Under the existing system, companies are allowed to advertise their top speeds if they are available to just ten per cent of their customers.

Speaking to the Culture, Media and Sport Select Committee, Ed Vaizey said this is "ridiculous" and a "complete and utter joke".

Mr Vaizey acknowledged that it is good to have independent regulators scrutinising the sector, the Guardian reports.

However, he said that as a minister and politician, he wants to have the opportunity to express his frustrations.

“The way broadband speeds are advertised are misleading and I’d like to see them changed. I’ve made my views clear and the ASA (Advertising Standards Authority) will be aware of my concerns," Mr Vaizey commented.

The ASA responded by saying it is aware of the minister's concerns and is carefully considering his views.

However, a spokesman stressed that its position on broadband speed claims in ads is based upon extensive work carried out in the last few years.
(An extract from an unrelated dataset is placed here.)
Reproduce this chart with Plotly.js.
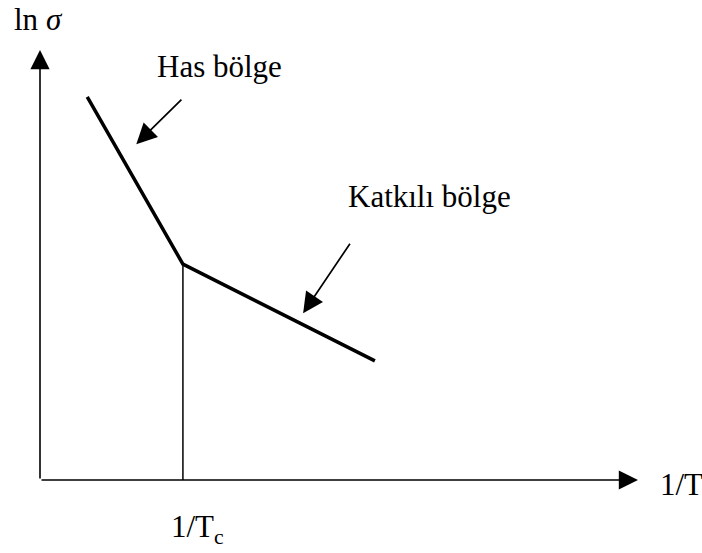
<!DOCTYPE html>
<html>
<head>
<meta charset="utf-8">
<script src="https://cdn.plot.ly/plotly-3.0.1.min.js"></script>
<style>
  html, body { margin: 0; padding: 0; background: #fff; }
  #chart { width: 702px; height: 553px; }
</style>
</head>
<body>
<div id="chart"></div>
<script>
// ln(sigma) against 1/T: intrinsic region (steep) and extrinsic region (shallow)
const invT   = [0.79, 2.39, 5.60];   // 1/T, arbitrary units
const lnSig  = [8.91, 5.02, 2.77];   // ln sigma, arbitrary units
const regionLabels = ['Has bölge', 'Katkılı bölge'];
const axisLabels   = ['ln <i>σ</i>', '1/T', '1/T<sub>c</sub>'];

const serif = 'Liberation Serif, Times New Roman, serif';
const knee = { x: invT[1], y: lnSig[1] };

const trace = {
  x: invT,
  y: lnSig,
  mode: 'lines',
  line: { color: '#000', width: 3.5 },
  hoverinfo: 'skip',
  showlegend: false
};

// arrow helper: tail (ax, ay) -> tip (x, y), all in data coordinates
function arrow(ax, ay, x, y, w, size) {
  return {
    x: x, y: y, ax: ax, ay: ay,
    xref: 'x', yref: 'y', axref: 'x', ayref: 'y',
    text: '', showarrow: true,
    arrowhead: 2, arrowsize: size, arrowwidth: w, arrowcolor: '#000'
  };
}

function label(text, x, y, xanchor, ref) {
  return {
    x: x, y: y, xref: ref, yref: ref === 'paper' ? 'paper' : 'y',
    text: text, showarrow: false,
    xanchor: xanchor, yanchor: 'middle',
    font: { family: serif, size: 31, color: '#000' }
  };
}

const layout = {
  width: 702,
  height: 553,
  margin: { l: 40, r: 64, t: 50, b: 73 },
  paper_bgcolor: '#fff',
  plot_bgcolor: '#fff',
  showlegend: false,
  xaxis: { range: [0, 10], visible: false, fixedrange: true },
  yaxis: { range: [0, 10], visible: false, fixedrange: true },
  shapes: [
    // drop line from the knee to the 1/T axis
    { type: 'line', xref: 'x', yref: 'y',
      x0: knee.x, x1: knee.x, y0: 0, y1: knee.y,
      line: { color: '#000', width: 1.5 } }
  ],
  annotations: [
    // axes with arrowheads
    arrow(0, 0, 0, 10, 1.6, 2.4),
    arrow(0, 0, 10, 0, 1.6, 2.4),
    // pointers to the two regions
    arrow(2.39, 8.88, 1.61, 7.81, 1.7, 2.4),
    arrow(5.20, 5.53, 4.40, 3.88, 1.7, 2.4),
    // text
    label(regionLabels[0], 3.00, 9.62, 'center', 'x'),
    label(regionLabels[1], 6.52, 6.59, 'center', 'x'),
    label(axisLabels[0], -0.047, 1.071, 'left', 'paper'),
    label(axisLabels[1], 1.034, -0.0105, 'left', 'paper'),
    label(axisLabels[2], 0.264, -0.115, 'center', 'paper')
  ]
};

Plotly.newPlot('chart', [trace], layout, { displayModeBar: false, staticPlot: true });
</script>
</body>
</html>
This, he said, includes a full public consultation on new guidance. 

The official added that the ASA is an independent, evidence-based regulator and that underpins its regulation.

This comes after Virgin Media called on the advertising watchdog to revise its rules on advertising broadband speeds.

Following the launch of a review into broadband advertising by the ASA, the provider stressed that rather than focusing too heavily on prices, how connection speeds are promoted must also be looked at closely by the regulator.

Virgin Media stated that overhauling the "outdated rules" on advertising connection speeds would help to make this happen.